All Quiet on the Western Front
The Best Picture Oscar of 1929-30 went to All Quiet on the Western Front, directed by Lewis Milestone and based on the classic novel by Eric Maria Remarque. I read the book as a teenager and remember that I enjoyed it a great deal. I believe I saw the film many years ago, but I just took another look at it. Unlike The Broadway Melody, this film still has resonance more than seventy-five years later.
The film is about German schoolboys who go off to war during the first World War, but it could be about any young men in any war. At first, they are caught up in patriotic fervor, egged on by their professor, who has no idea what warfare is like. They want to fight--one boy says he wants to be in the infantry, because that's where the fighting is. But after their first taste of bombardment, the ugly reality is apparent. They live in trenches, hungry, side by side with rats, struggling to maintain their sanity and try not to get shot.
The boys learn under the wing of some older soldiers, most notably "Kat," gruff but lovable, who has a knack for finding food. The main character among the young men is Paul Baumer, who hopes to become a great writer. He is played by Lew Ayres, who ironically would one day be jailed during World War II for being a conscientious objector.
The dialogue was written by acclaimed playwrights Maxwell Anderson and George Abbott, and there are some fantastic scenes, particularly one where Paul makes his first kill, stabbing a Frenchman to death, but realizing he's just a man with a wife and child, just a man like anyone on either side. There's also a wonderful scene where the men try to figure out how wars start. One country offends another, Tjaden (Slim Summerville) is told. He doesn't understand that--does a mountain offend a field? Kat says the answer is to rope off a large field and have the country's leaders and generals strip down to their underwear and fight it out, and the winner takes all. Then, when Paul goes home after being wounded, he goes back to his classroom, and tells his professor off, saying dying for one's country isn't what it's cracked up to be. This film should be shown in classrooms all over the world.

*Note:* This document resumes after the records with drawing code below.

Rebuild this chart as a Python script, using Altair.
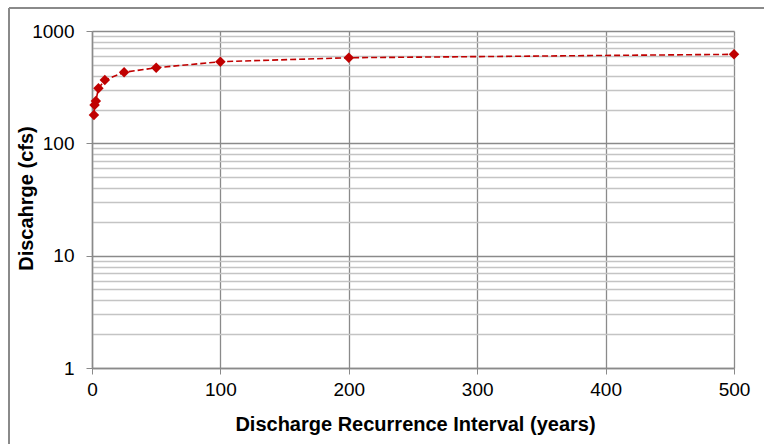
import altair as alt
import pandas as pd

# Data
interval_years = [1.5, 2, 3, 5, 10, 25, 50, 100, 200, 500]
discharge_cfs = [179, 219, 238, 309, 366, 429, 471, 533, 578, 620]

x_ticks = [0, 100, 200, 300, 400, 500]
y_major = [1, 10, 100, 1000]
y_grid = [m * d for d in [1, 10, 100] for m in range(1, 10)] + [1000]

df = pd.DataFrame({"x": interval_years, "y": discharge_cfs})

FONT = "Liberation Sans"
RED = "#c00000"
MAJOR_TEST = "indexof([1, 10, 100, 1000], datum.value) >= 0"

x_enc = alt.X(
    "x:Q",
    scale=alt.Scale(domain=[0, 500], nice=False, zero=False),
    axis=alt.Axis(
        values=x_ticks,
        title="Discharge Recurrence  Interval (years)",
        titleFont=FONT, titleFontSize=20, titleFontWeight="bold",
        titleColor="black", titleX=323, titleY=56,
        titleBaseline="middle", titleAlign="center",
        labelFont=FONT, labelFontSize=19, labelColor="black",
        labelPadding=6, tickSize=6, tickColor="#8a8a8a",
        labelFlush=False, labelOverlap=False,
        domainColor="#8a8a8a", domainWidth=1.5,
        grid=True, gridColor="#8a8a8a", gridWidth=1.3,
        format="d",
    ),
)

y_enc = alt.Y(
    "y:Q",
    scale=alt.Scale(type="log", domain=[1, 1000], nice=False),
    axis=alt.Axis(
        values=y_grid,
        title="Discahrge (cfs)",
        titleFont=FONT, titleFontSize=20, titleFontWeight="bold",
        titleColor="black", titleX=-66, titleY=167, titleAngle=270,
        titleBaseline="middle", titleAlign="center",
        labelFont=FONT, labelFontSize=19, labelColor="black",
        labelExpr="indexof([1, 10, 100, 1000], datum.value) >= 0 ? datum.label : ''",
        labelPadding=12, format="d", labelOverlap=False, labelFlush=False,
        tickSize=6,
        tickColor={"condition": {"test": MAJOR_TEST, "value": "#8a8a8a"}, "value": "transparent"},
        domainColor="#8a8a8a", domainWidth=1.5,
        grid=True,
        gridColor={"condition": {"test": MAJOR_TEST, "value": "#8a8a8a"}, "value": "#c4c4c4"},
        gridWidth=1.3,
    ),
)

line = alt.Chart(df).mark_line(
    color=RED, strokeDash=[6, 3], strokeWidth=1.6
).encode(x=x_enc, y=y_enc)

points = alt.Chart(df).mark_point(
    shape="diamond", filled=True, color=RED, size=110, opacity=1
).encode(x="x:Q", y="y:Q")

frame_left = alt.Chart(df).mark_rule(color="#8a8a8a", strokeWidth=1.2).encode(
    x=alt.value(-83), y=alt.value(-23), y2=alt.value(420)
)
frame_top = alt.Chart(df).mark_rule(color="#8a8a8a", strokeWidth=1.2).encode(
    x=alt.value(-83), x2=alt.value(700), y=alt.value(-23)
)

chart = (
    alt.layer(line, points, frame_left, frame_top)
    .properties(
        width=642, height=337,
        autosize=alt.AutoSizeParams(type="none"),
        padding={"left": 92, "top": 31, "right": 30, "bottom": 76},
        background="white",
    )
    .configure_view(stroke=None)
)

chart.save("out.html", embed_options={"renderer": "svg", "actions": False})
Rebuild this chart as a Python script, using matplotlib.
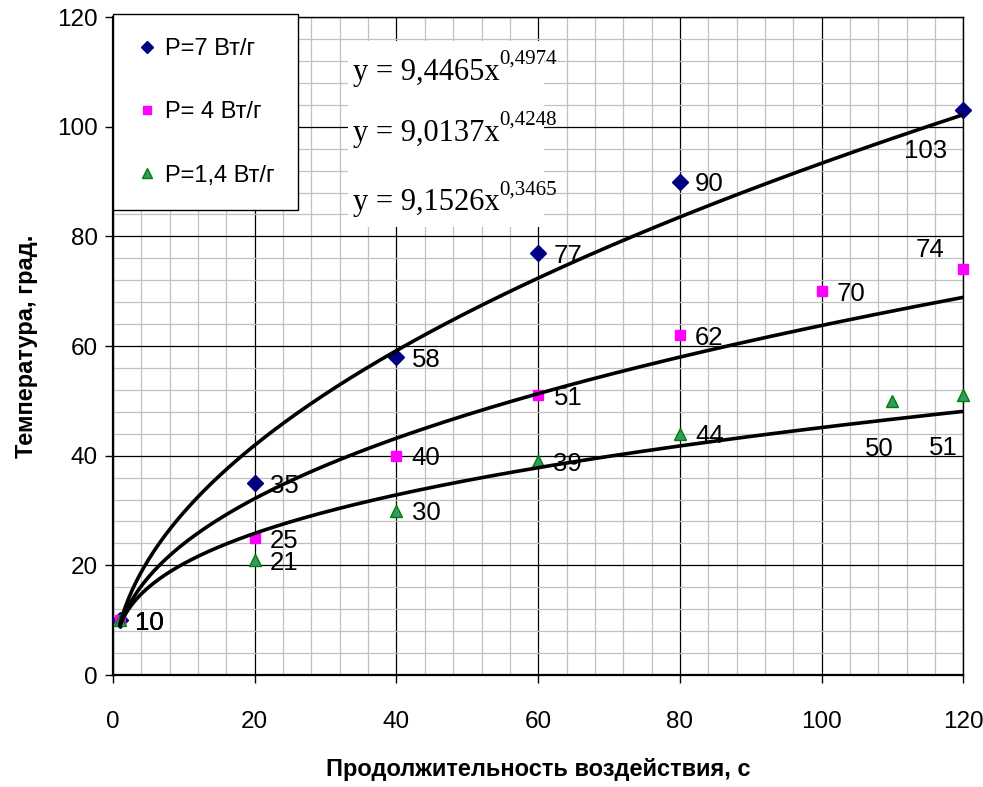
import numpy as np
import matplotlib.pyplot as plt
from matplotlib.lines import Line2D
from matplotlib.patches import Rectangle
from matplotlib.ticker import MultipleLocator

plt.rcParams['font.family'] = ['Liberation Sans', 'DejaVu Sans']

# time, s
x7 = [1, 20, 40, 60, 80, 120]
y7 = [10, 35, 58, 77, 90, 103]
x4 = [1, 20, 40, 60, 80, 100, 120]
y4 = [10, 25, 40, 51, 62, 70, 74]
x14 = [1, 20, 40, 60, 80, 110, 120]
y14 = [10, 21, 30, 39, 44, 50, 51]

names = ['P=7 Вт/г', 'P= 4 Вт/г', 'P=1,4 Вт/г']
# power trend y = a*x^b
coef_a = [9.4465, 9.0137, 9.1526]
coef_b = [0.4974, 0.4248, 0.3465]
eq_main = ['y = 9,4465x', 'y = 9,0137x', 'y = 9,1526x']
eq_pow = ['0,4974', '0,4248', '0,3465']

fig = plt.figure(figsize=(9.83, 7.87), dpi=100)
ax = fig.add_axes([0.115, 0.1423, 0.865, 0.836])

ax.set_xlim(0, 120)
ax.set_ylim(0, 120)
ax.xaxis.set_major_locator(MultipleLocator(20))
ax.yaxis.set_major_locator(MultipleLocator(20))
ax.xaxis.set_minor_locator(MultipleLocator(4))
ax.yaxis.set_minor_locator(MultipleLocator(4))
ax.grid(which='minor', color='#c0c0c0', lw=0.9, zorder=0)
ax.grid(which='major', color='black', lw=0.9, zorder=0)
ax.set_axisbelow(True)
ax.tick_params(which='major', direction='out', length=6, width=1,
               labelsize=17.5, colors='black')
ax.tick_params(axis='x', which='major', pad=20)
ax.tick_params(axis='y', which='major', pad=5)
ax.tick_params(which='minor', length=0)
for side in ['left', 'bottom']:
    ax.spines[side].set_linewidth(1.6)
for side in ['top', 'right']:
    ax.spines[side].set_linewidth(1.0)

series = [
    (x7, y7, 'D', '#000080', '#000080', 8),
    (x4, y4, 's', '#ff00ff', '#ff00ff', 7.5),
    (x14, y14, '^', '#339966', '#008000', 9),
]
for (xs, ys, m, fc, ec, ms) in series:
    ax.plot(xs, ys, ls='none', marker=m, ms=ms, mfc=fc, mec=ec, mew=1, zorder=3,
            clip_on=False)

# label offsets (points) for points labelled away from the default spot
special = {
    (0, 5): (-12, -34, 'right'),
    (1, 6): (-14, 9, 'right'),
    (2, 5): (1, -40, 'right'),
    (2, 6): (-4, -43, 'right'),
}
for si, (xs, ys, *_rest) in enumerate(series):
    for pi, (xv, yv) in enumerate(zip(xs, ys)):
        dx, dy, ha = special.get((si, pi), (11, -7, 'left'))
        ax.annotate(str(yv), (xv, yv), xytext=(dx, dy), textcoords='offset points',
                    ha=ha, va='baseline', fontsize=18.5, zorder=2)

xf = np.linspace(1, 120, 300)
for a, b in zip(coef_a, coef_b):
    ax.plot(xf, a * xf ** b, color='black', lw=2.6, zorder=4)

# equation block
ax.add_patch(Rectangle((33.2, 81.8), 27.6, 33.8, facecolor='white', edgecolor='none',
                       zorder=1.5))
eq_y = [108.6, 97.4, 84.8]
for txt, p, yy in zip(eq_main, eq_pow, eq_y):
    t = ax.text(33.8, yy, txt, fontsize=22, family='Liberation Serif',
                ha='left', va='baseline', zorder=5)
    ax.annotate(p, xy=(1.0, 0.62), xycoords=t, fontsize=15, family='Liberation Serif',
                ha='left', va='bottom', zorder=5)

handles = [Line2D([], [], ls='none', marker=m, ms=ms * 0.8, mfc=fc, mec=ec)
           for (_, _, m, fc, ec, ms) in series]
leg = ax.legend(handles, names, loc='upper left', bbox_to_anchor=(0.0, 1.004),
                fontsize=17, frameon=True, fancybox=False, framealpha=1,
                edgecolor='black', borderpad=1.0, labelspacing=1.75,
                handlelength=0.9, handletextpad=0.3, borderaxespad=0)
leg.get_frame().set_linewidth(1.0)
leg.set_zorder(6)

ax.set_xlabel('Продолжительность воздействия, с', fontsize=17, fontweight='bold',
              labelpad=18)
ax.set_ylabel('Температура, град.', fontsize=17, fontweight='bold', labelpad=14)

fig.savefig('out.png', dpi=100)
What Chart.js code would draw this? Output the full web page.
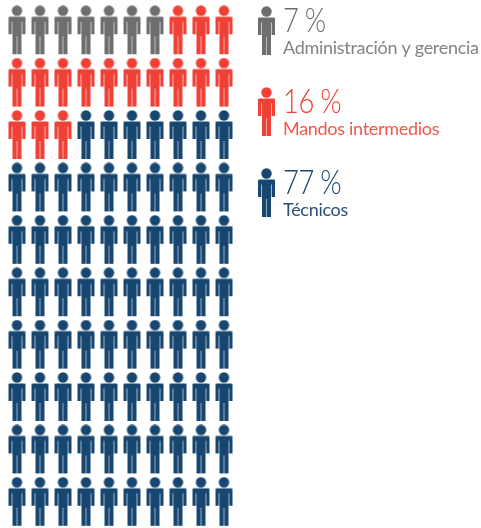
<!DOCTYPE html>
<html>
<head>
<meta charset="utf-8">
<style>
html, body { margin: 0; padding: 0; background: #fff; }
canvas { display: block; }
</style>
<script src="https://cdn.jsdelivr.net/npm/chart.js@4"></script>
</head>
<body>
<canvas id="peopleChart" width="481" height="528"></canvas>
<script>
const categories = ['Administración y gerencia', 'Mandos intermedios', 'Técnicos'];
const percentages = [7, 16, 77];
const iconColors = ['#6d6e70', '#ef4136', '#174670'];
const labelColors = ['#808285', '#f2564c', '#2a5076'];
const legendTops = [6, 87, 168];
const columns = 10;

// one person, drawn once per colour and used as the point style
function personIcon(color) {
    const c = document.createElement('canvas');
    c.width = 19;
    c.height = 50;
    const g = c.getContext('2d');
    g.filter = 'blur(0.35px)';
    g.fillStyle = color;
    g.beginPath();
    g.arc(9.5, 5.5, 5.2, 0, Math.PI * 2);
    g.fill();
    g.beginPath();
    g.roundRect(1, 11.5, 17, 5, 1);
    g.fill();
    g.fillRect(1, 14, 3, 15);
    g.fillRect(15, 14, 3, 15);
    g.fillRect(5, 14, 9, 17);
    g.fillRect(5, 30, 4.1, 19);
    g.fillRect(9.9, 30, 4.1, 19);
    g.globalAlpha = 0.4;
    g.fillRect(4, 16, 1, 13);
    g.fillRect(14, 16, 1, 13);
    g.fillRect(9.1, 31, 0.8, 18);
    return c;
}

const icons = iconColors.map(personIcon);

let cell = 0;
const datasets = percentages.map((count, i) => {
    const points = [];
    for (let n = 0; n < count; n++, cell++) {
        points.push({ x: cell % columns, y: Math.floor(cell / columns) });
    }
    return { label: categories[i], data: points, pointStyle: icons[i], pointRadius: 10 };
});

const sideLegend = {
    id: 'sideLegend',
    afterDraw(chart) {
        const ctx = chart.ctx;
        ctx.save();
        ctx.textBaseline = 'alphabetic';
        categories.forEach((name, i) => {
            const top = legendTops[i];
            ctx.drawImage(icons[i], 257, top);
            ctx.fillStyle = iconColors[i];
            ctx.font = '300 33px Lato';
            ctx.letterSpacing = '-0.5px';
            ctx.wordSpacing = '-1px';
            // the original face is narrower than Lato
            ctx.save();
            ctx.translate(283, top + 26);
            ctx.scale(0.83, 1);
            ctx.fillText(percentages[i] + ' %', 0, 0);
            ctx.restore();
            ctx.fillStyle = labelColors[i];
            ctx.font = '400 18px Lato';
            ctx.letterSpacing = '-0.3px';
            ctx.wordSpacing = '0px';
            ctx.fillText(name, 283, top + 48);
        });
        ctx.restore();
    }
};

new Chart(document.getElementById('peopleChart'), {
    type: 'scatter',
    data: { datasets },
    options: {
        responsive: false,
        animation: false,
        layout: { autoPadding: false, padding: { left: 5.5, right: 245.5, top: 4, bottom: 0 } },
        scales: {
            x: { display: false, min: -0.5, max: 9.5 },
            y: { display: false, min: -0.5, max: 9.5, reverse: true }
        },
        plugins: { legend: { display: false }, tooltip: { enabled: false } }
    },
    plugins: [sideLegend]
});
</script>
</body>
</html>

The battle scenes are also quite well done. They may not have the realistic bloodflow of later films like Saving Private Ryan, but they are exciting and give one a flavor of what it must be like. The Western Front was actually shot in Irvine, California, but it seems real nonetheless. The very last scene, in which a soldier dies when reaching for a butterfly, still packs a wallop no matter how many times one sees it.
This film also outraged both sides, which must count for something. The American Legion threatened a boycott because it treated Germans sympathetically, while Germany banned it for years (and released rats in the theater when it did play) because it dared question the bravery of the master race. It was voted film #54 in the first AFI Top 100 survey, but for some reason fell off it in the second go-round.
The film is about German schoolboys who go off to war during the first World War, but it could be about any young men in any war. At first, they are caught up in patriotic fervor, egged on by their professor, who has no idea what warfare is like. They want to fight--one boy says he wants to be in the infantry, because that's where the fighting is. But after their first taste of bombardment, the ugly reality is apparent. They live in trenches, hungry, side by side with rats, struggling to maintain their sanity and try not to get shot.
The boys learn under the wing of some older soldiers, most notably "Kat," gruff but lovable, who has a knack for finding food. The main character among the young men is Paul Baumer, who hopes to become a great writer. He is played by Lew Ayres, who ironically would one day be jailed during World War II for being a conscientious objector.
The dialogue was written by acclaimed playwrights Maxwell Anderson and George Abbott, and there are some fantastic scenes, particularly one where Paul makes his first kill, stabbing a Frenchman to death, but realizing he's just a man with a wife and child, just a man like anyone on either side. There's also a wonderful scene where the men try to figure out how wars start. One country offends another, Tjaden (Slim Summerville) is told. He doesn't understand that--does a mountain offend a field? Kat says the answer is to rope off a large field and have the country's leaders and generals strip down to their underwear and fight it out, and the winner takes all. Then, when Paul goes home after being wounded, he goes back to his classroom, and tells his professor off, saying dying for one's country isn't what it's cracked up to be. This film should be shown in classrooms all over the world.
The battle scenes are also quite well done. They may not have the realistic bloodflow of later films like Saving Private Ryan, but they are exciting and give one a flavor of what it must be like. The Western Front was actually shot in Irvine, California, but it seems real nonetheless. The very last scene, in which a soldier dies when reaching for a butterfly, still packs a wallop no matter how many times one sees it.
This film also outraged both sides, which must count for something. The American Legion threatened a boycott because it treated Germans sympathetically, while Germany banned it for years (and released rats in the theater when it did play) because it dared question the bravery of the master race. It was voted film #54 in the first AFI Top 100 survey, but for some reason fell off it in the second go-round.